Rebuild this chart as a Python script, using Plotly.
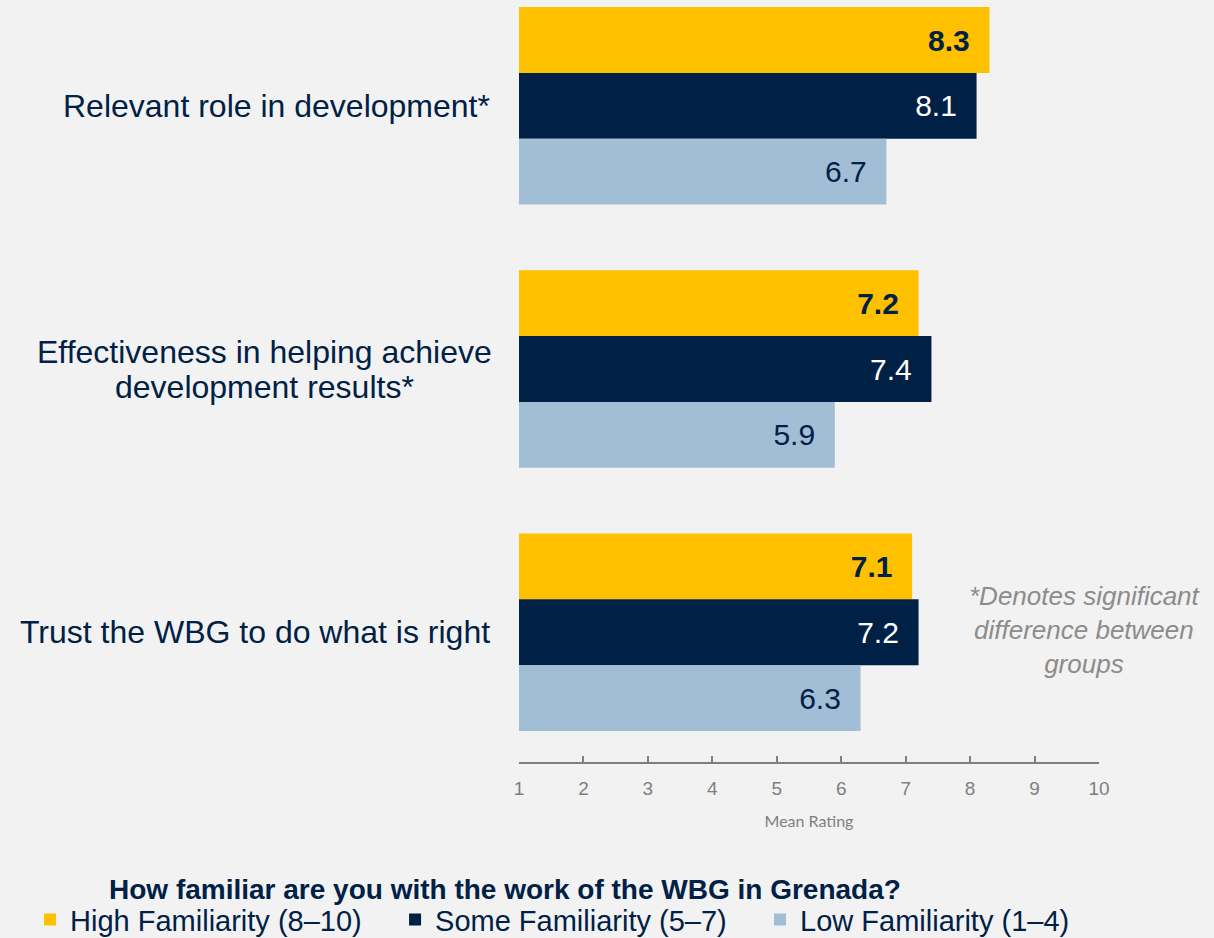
import plotly.graph_objects as go

categories = ["Relevant role in development*",
              "Effectiveness in helping achieve development results*",
              "Trust the WBG to do what is right"]
category_labels = ["Relevant role in development*",
                   "Effectiveness in helping achieve<br>development results*",
                   "Trust the WBG to do what is right"]
series_names = ["High Familiarity (8\u201310)", "Some Familiarity (5\u20137)", "Low Familiarity (1\u20134)"]
high_vals = [8.3, 7.2, 7.1]
some_vals = [8.1, 7.4, 7.2]
low_vals = [6.7, 5.9, 6.3]
x_ticks = [1, 2, 3, 4, 5, 6, 7, 8, 9, 10]

NAVY = "#002145"
FONT = "Liberation Sans, Arial"
colors = ["#FFC000", NAVY, "#A2BDD6"]
text_colors = [NAVY, "#FFFFFF", NAVY]
templates = ["<b>%{x:.1f}</b>&nbsp;&nbsp;", "%{x:.1f}&nbsp;&nbsp;", "%{x:.1f}&nbsp;&nbsp;"]

fig = go.Figure()
for name, vals, col, tcol, tmpl in zip(series_names, [high_vals, some_vals, low_vals], colors, text_colors, templates):
    fig.add_trace(go.Bar(
        y=categories, x=vals, name=name, orientation="h",
        marker=dict(color=col, line=dict(width=0)),
        texttemplate=tmpl, textposition="inside", insidetextanchor="end",
        textfont=dict(family=FONT, size=30, color=tcol),
        insidetextfont=dict(family=FONT, size=30, color=tcol),
        constraintext="none", hoverinfo="skip",
    ))

annotations = []
for cat, lab in zip(categories, category_labels):
    lines = lab.split("<br>")
    if len(lines) == 1:
        annotations.append(dict(
            xref="paper", yref="y", x=-0.047, y=cat, text=lab, showarrow=False,
            xanchor="right", yanchor="middle",
            font=dict(family=FONT, size=32, color=NAVY)))
    else:
        n = len(lines)
        for i, ln in enumerate(lines):
            annotations.append(dict(
                xref="paper", yref="y", x=-0.4388, y=cat, text=ln, showarrow=False,
                xanchor="center", yanchor="middle",
                yshift=(n - 1) / 2 * 35 - i * 35,
                font=dict(family=FONT, size=32, color=NAVY)))
annotations.append(dict(
    xref="paper", yref="paper", x=0.976, y=0.173,
    text="<i>*Denotes significant<br>difference between<br>groups</i>",
    showarrow=False, xanchor="center", yanchor="middle", align="center",
    font=dict(family=FONT, size=26, color="#8C8C8C")))
annotations.append(dict(
    xref="paper", yref="paper", x=-0.024, y=-0.1667,
    text="<b>How familiar are you with the work of the WBG in Grenada?</b>",
    showarrow=False, xanchor="center", yanchor="middle",
    font=dict(family=FONT, size=28, color=NAVY)))

fig.update_layout(
    width=1214, height=938,
    margin=dict(l=519, r=115, t=0, b=176, autoexpand=False),
    paper_bgcolor="#F2F2F2", plot_bgcolor="#F2F2F2",
    barmode="group", bargap=0.25, bargroupgap=0,
    showlegend=True,
    legend=dict(orientation="h", xref="paper", yref="paper",
                x=-0.843, y=-0.207, xanchor="left", yanchor="middle",
                font=dict(family=FONT, size=29, color=NAVY),
                entrywidth=320, bgcolor="rgba(0,0,0,0)", traceorder="normal",
                itemclick=False, itemdoubleclick=False),
    annotations=annotations,
    xaxis=dict(range=[1, 10], tickvals=x_ticks, showgrid=False, zeroline=False,
               showline=True, linecolor="#7F7F7F", linewidth=2,
               ticks="inside", ticklen=6, tickcolor="#7F7F7F", tickwidth=2,
               tickfont=dict(family=FONT, size=19, color="#7F7F7F"),
               ticklabelstandoff=8,
               title=dict(text="Mean Rating", standoff=18,
                          font=dict(family="Lato, Open Sans", size=16, color="#7F7F7F"))),
    yaxis=dict(range=[2.493, -0.402], showticklabels=False, showgrid=False,
               zeroline=False, showline=False, ticks=""),
)

fig.write_html("out.html", config={"displayModeBar": False},
               post_script="document.body.style.margin='0';")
_____
§ Job:
Retype the whole listing, keeping every line identical and omitting all pictures.

§ Result:
Rebuild this chart as a Python script, using Plotly.
import plotly.graph_objects as go

categories = ["Relevant role in development*",
              "Effectiveness in helping achieve development results*",
              "Trust the WBG to do what is right"]
category_labels = ["Relevant role in development*",
                   "Effectiveness in helping achieve<br>development results*",
                   "Trust the WBG to do what is right"]
series_names = ["High Familiarity (8\u201310)", "Some Familiarity (5\u20137)", "Low Familiarity (1\u20134)"]
high_vals = [8.3, 7.2, 7.1]
some_vals = [8.1, 7.4, 7.2]
low_vals = [6.7, 5.9, 6.3]
x_ticks = [1, 2, 3, 4, 5, 6, 7, 8, 9, 10]

NAVY = "#002145"
FONT = "Liberation Sans, Arial"
colors = ["#FFC000", NAVY, "#A2BDD6"]
text_colors = [NAVY, "#FFFFFF", NAVY]
templates = ["<b>%{x:.1f}</b>&nbsp;&nbsp;", "%{x:.1f}&nbsp;&nbsp;", "%{x:.1f}&nbsp;&nbsp;"]

fig = go.Figure()
for name, vals, col, tcol, tmpl in zip(series_names, [high_vals, some_vals, low_vals], colors, text_colors, templates):
    fig.add_trace(go.Bar(
        y=categories, x=vals, name=name, orientation="h",
        marker=dict(color=col, line=dict(width=0)),
        texttemplate=tmpl, textposition="inside", insidetextanchor="end",
        textfont=dict(family=FONT, size=30, color=tcol),
        insidetextfont=dict(family=FONT, size=30, color=tcol),
        constraintext="none", hoverinfo="skip",
    ))

annotations = []
for cat, lab in zip(categories, category_labels):
    lines = lab.split("<br>")
    if len(lines) == 1:
        annotations.append(dict(
            xref="paper", yref="y", x=-0.047, y=cat, text=lab, showarrow=False,
            xanchor="right", yanchor="middle",
            font=dict(family=FONT, size=32, color=NAVY)))
    else:
        n = len(lines)
        for i, ln in enumerate(lines):
            annotations.append(dict(
                xref="paper", yref="y", x=-0.4388, y=cat, text=ln, showarrow=False,
                xanchor="center", yanchor="middle",
                yshift=(n - 1) / 2 * 35 - i * 35,
                font=dict(family=FONT, size=32, color=NAVY)))
annotations.append(dict(
    xref="paper", yref="paper", x=0.976, y=0.173,
    text="<i>*Denotes significant<br>difference between<br>groups</i>",
    showarrow=False, xanchor="center", yanchor="middle", align="center",
    font=dict(family=FONT, size=26, color="#8C8C8C")))
annotations.append(dict(
    xref="paper", yref="paper", x=-0.024, y=-0.1667,
    text="<b>How familiar are you with the work of the WBG in Grenada?</b>",
    showarrow=False, xanchor="center", yanchor="middle",
    font=dict(family=FONT, size=28, color=NAVY)))

fig.update_layout(
    width=1214, height=938,
    margin=dict(l=519, r=115, t=0, b=176, autoexpand=False),
    paper_bgcolor="#F2F2F2", plot_bgcolor="#F2F2F2",
    barmode="group", bargap=0.25, bargroupgap=0,
    showlegend=True,
    legend=dict(orientation="h", xref="paper", yref="paper",
                x=-0.843, y=-0.207, xanchor="left", yanchor="middle",
                font=dict(family=FONT, size=29, color=NAVY),
                entrywidth=320, bgcolor="rgba(0,0,0,0)", traceorder="normal",
                itemclick=False, itemdoubleclick=False),
    annotations=annotations,
    xaxis=dict(range=[1, 10], tickvals=x_ticks, showgrid=False, zeroline=False,
               showline=True, linecolor="#7F7F7F", linewidth=2,
               ticks="inside", ticklen=6, tickcolor="#7F7F7F", tickwidth=2,
               tickfont=dict(family=FONT, size=19, color="#7F7F7F"),
               ticklabelstandoff=8,
               title=dict(text="Mean Rating", standoff=18,
                          font=dict(family="Lato, Open Sans", size=16, color="#7F7F7F"))),
    yaxis=dict(range=[2.493, -0.402], showticklabels=False, showgrid=False,
               zeroline=False, showline=False, ticks=""),
)

fig.write_html("out.html", config={"displayModeBar": False},
               post_script="document.body.style.margin='0';")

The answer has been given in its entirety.